_What to produce_
Can you transcribe every line exactly and leave the pictures behind?
/---
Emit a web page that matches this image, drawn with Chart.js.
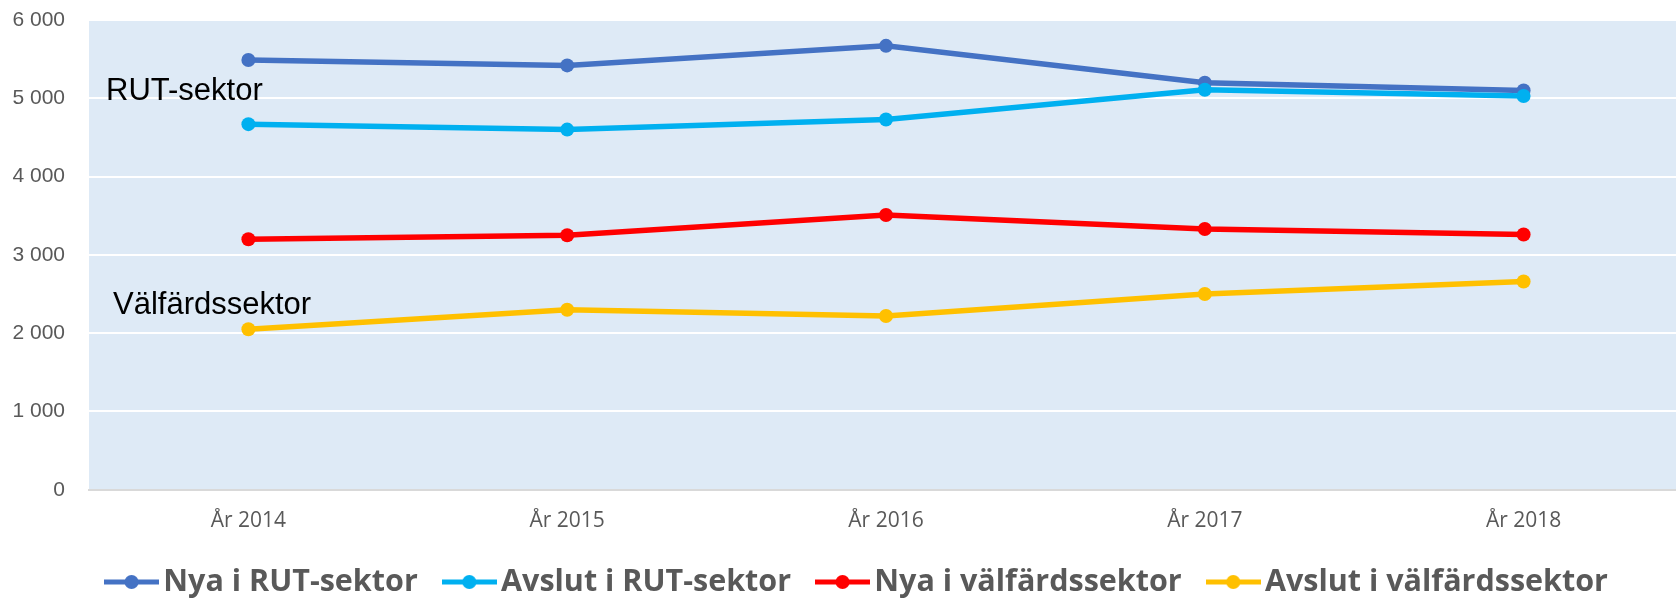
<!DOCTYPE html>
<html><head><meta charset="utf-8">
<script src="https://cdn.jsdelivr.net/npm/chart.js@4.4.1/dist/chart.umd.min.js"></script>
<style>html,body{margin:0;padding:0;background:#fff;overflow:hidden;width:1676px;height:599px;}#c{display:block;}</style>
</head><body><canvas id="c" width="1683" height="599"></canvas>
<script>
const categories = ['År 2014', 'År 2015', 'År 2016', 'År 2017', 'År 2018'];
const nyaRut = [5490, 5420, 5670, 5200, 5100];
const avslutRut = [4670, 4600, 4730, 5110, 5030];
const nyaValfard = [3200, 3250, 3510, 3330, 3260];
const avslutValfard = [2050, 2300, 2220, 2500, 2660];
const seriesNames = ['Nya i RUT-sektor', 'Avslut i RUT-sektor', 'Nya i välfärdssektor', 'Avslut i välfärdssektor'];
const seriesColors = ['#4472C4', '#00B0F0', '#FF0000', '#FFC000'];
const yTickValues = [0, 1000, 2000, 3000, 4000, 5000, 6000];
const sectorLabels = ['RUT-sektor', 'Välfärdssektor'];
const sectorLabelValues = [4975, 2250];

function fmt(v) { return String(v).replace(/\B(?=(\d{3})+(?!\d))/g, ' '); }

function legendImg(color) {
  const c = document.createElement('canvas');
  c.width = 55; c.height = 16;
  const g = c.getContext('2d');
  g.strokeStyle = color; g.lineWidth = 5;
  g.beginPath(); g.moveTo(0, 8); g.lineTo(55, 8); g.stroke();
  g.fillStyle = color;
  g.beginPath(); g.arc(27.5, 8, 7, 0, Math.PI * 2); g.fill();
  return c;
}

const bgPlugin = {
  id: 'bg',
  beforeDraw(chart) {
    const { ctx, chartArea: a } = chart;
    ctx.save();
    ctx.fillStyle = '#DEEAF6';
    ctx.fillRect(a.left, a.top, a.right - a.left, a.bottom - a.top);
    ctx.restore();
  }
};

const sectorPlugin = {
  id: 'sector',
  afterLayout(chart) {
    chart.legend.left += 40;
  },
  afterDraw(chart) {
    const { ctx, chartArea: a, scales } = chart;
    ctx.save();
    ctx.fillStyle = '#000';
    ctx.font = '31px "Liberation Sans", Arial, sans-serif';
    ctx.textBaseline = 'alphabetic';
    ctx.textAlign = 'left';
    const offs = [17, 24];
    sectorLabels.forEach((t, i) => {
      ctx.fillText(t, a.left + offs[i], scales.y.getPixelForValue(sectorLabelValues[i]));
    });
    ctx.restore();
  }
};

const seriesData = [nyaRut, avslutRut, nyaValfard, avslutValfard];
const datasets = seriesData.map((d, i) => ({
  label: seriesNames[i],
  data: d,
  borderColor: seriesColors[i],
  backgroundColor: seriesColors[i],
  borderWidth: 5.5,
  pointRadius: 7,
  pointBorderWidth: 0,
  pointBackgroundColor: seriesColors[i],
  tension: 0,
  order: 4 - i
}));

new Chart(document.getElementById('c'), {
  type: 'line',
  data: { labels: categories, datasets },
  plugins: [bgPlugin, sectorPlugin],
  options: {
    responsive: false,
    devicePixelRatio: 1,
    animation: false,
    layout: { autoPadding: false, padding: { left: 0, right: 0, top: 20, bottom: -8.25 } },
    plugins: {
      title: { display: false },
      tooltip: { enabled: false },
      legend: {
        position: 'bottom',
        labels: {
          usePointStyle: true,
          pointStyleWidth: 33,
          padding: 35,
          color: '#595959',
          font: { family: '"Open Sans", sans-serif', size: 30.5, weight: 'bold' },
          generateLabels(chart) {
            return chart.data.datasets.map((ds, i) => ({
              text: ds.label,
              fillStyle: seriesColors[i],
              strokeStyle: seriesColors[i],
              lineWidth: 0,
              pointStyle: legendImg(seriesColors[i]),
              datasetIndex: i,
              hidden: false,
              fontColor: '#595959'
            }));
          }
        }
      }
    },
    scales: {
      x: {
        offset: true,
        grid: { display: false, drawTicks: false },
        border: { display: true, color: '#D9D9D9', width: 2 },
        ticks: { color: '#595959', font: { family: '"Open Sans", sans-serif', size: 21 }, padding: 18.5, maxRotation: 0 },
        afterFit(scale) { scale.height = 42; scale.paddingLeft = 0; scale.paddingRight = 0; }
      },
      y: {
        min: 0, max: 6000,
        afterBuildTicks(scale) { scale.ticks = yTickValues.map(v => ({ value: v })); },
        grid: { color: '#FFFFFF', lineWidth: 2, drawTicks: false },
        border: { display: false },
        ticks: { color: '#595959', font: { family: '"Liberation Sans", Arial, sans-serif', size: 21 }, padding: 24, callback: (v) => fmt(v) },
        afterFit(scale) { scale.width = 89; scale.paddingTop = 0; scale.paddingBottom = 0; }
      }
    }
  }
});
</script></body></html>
\---
_Output below_
Emit a web page that matches this image, drawn with Chart.js.
<!DOCTYPE html>
<html><head><meta charset="utf-8">
<script src="https://cdn.jsdelivr.net/npm/chart.js@4.4.1/dist/chart.umd.min.js"></script>
<style>html,body{margin:0;padding:0;background:#fff;overflow:hidden;width:1676px;height:599px;}#c{display:block;}</style>
</head><body><canvas id="c" width="1683" height="599"></canvas>
<script>
const categories = ['År 2014', 'År 2015', 'År 2016', 'År 2017', 'År 2018'];
const nyaRut = [5490, 5420, 5670, 5200, 5100];
const avslutRut = [4670, 4600, 4730, 5110, 5030];
const nyaValfard = [3200, 3250, 3510, 3330, 3260];
const avslutValfard = [2050, 2300, 2220, 2500, 2660];
const seriesNames = ['Nya i RUT-sektor', 'Avslut i RUT-sektor', 'Nya i välfärdssektor', 'Avslut i välfärdssektor'];
const seriesColors = ['#4472C4', '#00B0F0', '#FF0000', '#FFC000'];
const yTickValues = [0, 1000, 2000, 3000, 4000, 5000, 6000];
const sectorLabels = ['RUT-sektor', 'Välfärdssektor'];
const sectorLabelValues = [4975, 2250];

function fmt(v) { return String(v).replace(/\B(?=(\d{3})+(?!\d))/g, ' '); }

function legendImg(color) {
  const c = document.createElement('canvas');
  c.width = 55; c.height = 16;
  const g = c.getContext('2d');
  g.strokeStyle = color; g.lineWidth = 5;
  g.beginPath(); g.moveTo(0, 8); g.lineTo(55, 8); g.stroke();
  g.fillStyle = color;
  g.beginPath(); g.arc(27.5, 8, 7, 0, Math.PI * 2); g.fill();
  return c;
}

const bgPlugin = {
  id: 'bg',
  beforeDraw(chart) {
    const { ctx, chartArea: a } = chart;
    ctx.save();
    ctx.fillStyle = '#DEEAF6';
    ctx.fillRect(a.left, a.top, a.right - a.left, a.bottom - a.top);
    ctx.restore();
  }
};

const sectorPlugin = {
  id: 'sector',
  afterLayout(chart) {
    chart.legend.left += 40;
  },
  afterDraw(chart) {
    const { ctx, chartArea: a, scales } = chart;
    ctx.save();
    ctx.fillStyle = '#000';
    ctx.font = '31px "Liberation Sans", Arial, sans-serif';
    ctx.textBaseline = 'alphabetic';
    ctx.textAlign = 'left';
    const offs = [17, 24];
    sectorLabels.forEach((t, i) => {
      ctx.fillText(t, a.left + offs[i], scales.y.getPixelForValue(sectorLabelValues[i]));
    });
    ctx.restore();
  }
};

const seriesData = [nyaRut, avslutRut, nyaValfard, avslutValfard];
const datasets = seriesData.map((d, i) => ({
  label: seriesNames[i],
  data: d,
  borderColor: seriesColors[i],
  backgroundColor: seriesColors[i],
  borderWidth: 5.5,
  pointRadius: 7,
  pointBorderWidth: 0,
  pointBackgroundColor: seriesColors[i],
  tension: 0,
  order: 4 - i
}));

new Chart(document.getElementById('c'), {
  type: 'line',
  data: { labels: categories, datasets },
  plugins: [bgPlugin, sectorPlugin],
  options: {
    responsive: false,
    devicePixelRatio: 1,
    animation: false,
    layout: { autoPadding: false, padding: { left: 0, right: 0, top: 20, bottom: -8.25 } },
    plugins: {
      title: { display: false },
      tooltip: { enabled: false },
      legend: {
        position: 'bottom',
        labels: {
          usePointStyle: true,
          pointStyleWidth: 33,
          padding: 35,
          color: '#595959',
          font: { family: '"Open Sans", sans-serif', size: 30.5, weight: 'bold' },
          generateLabels(chart) {
            return chart.data.datasets.map((ds, i) => ({
              text: ds.label,
              fillStyle: seriesColors[i],
              strokeStyle: seriesColors[i],
              lineWidth: 0,
              pointStyle: legendImg(seriesColors[i]),
              datasetIndex: i,
              hidden: false,
              fontColor: '#595959'
            }));
          }
        }
      }
    },
    scales: {
      x: {
        offset: true,
        grid: { display: false, drawTicks: false },
        border: { display: true, color: '#D9D9D9', width: 2 },
        ticks: { color: '#595959', font: { family: '"Open Sans", sans-serif', size: 21 }, padding: 18.5, maxRotation: 0 },
        afterFit(scale) { scale.height = 42; scale.paddingLeft = 0; scale.paddingRight = 0; }
      },
      y: {
        min: 0, max: 6000,
        afterBuildTicks(scale) { scale.ticks = yTickValues.map(v => ({ value: v })); },
        grid: { color: '#FFFFFF', lineWidth: 2, drawTicks: false },
        border: { display: false },
        ticks: { color: '#595959', font: { family: '"Liberation Sans", Arial, sans-serif', size: 21 }, padding: 24, callback: (v) => fmt(v) },
        afterFit(scale) { scale.width = 89; scale.paddingTop = 0; scale.paddingBottom = 0; }
      }
    }
  }
});
</script></body></html>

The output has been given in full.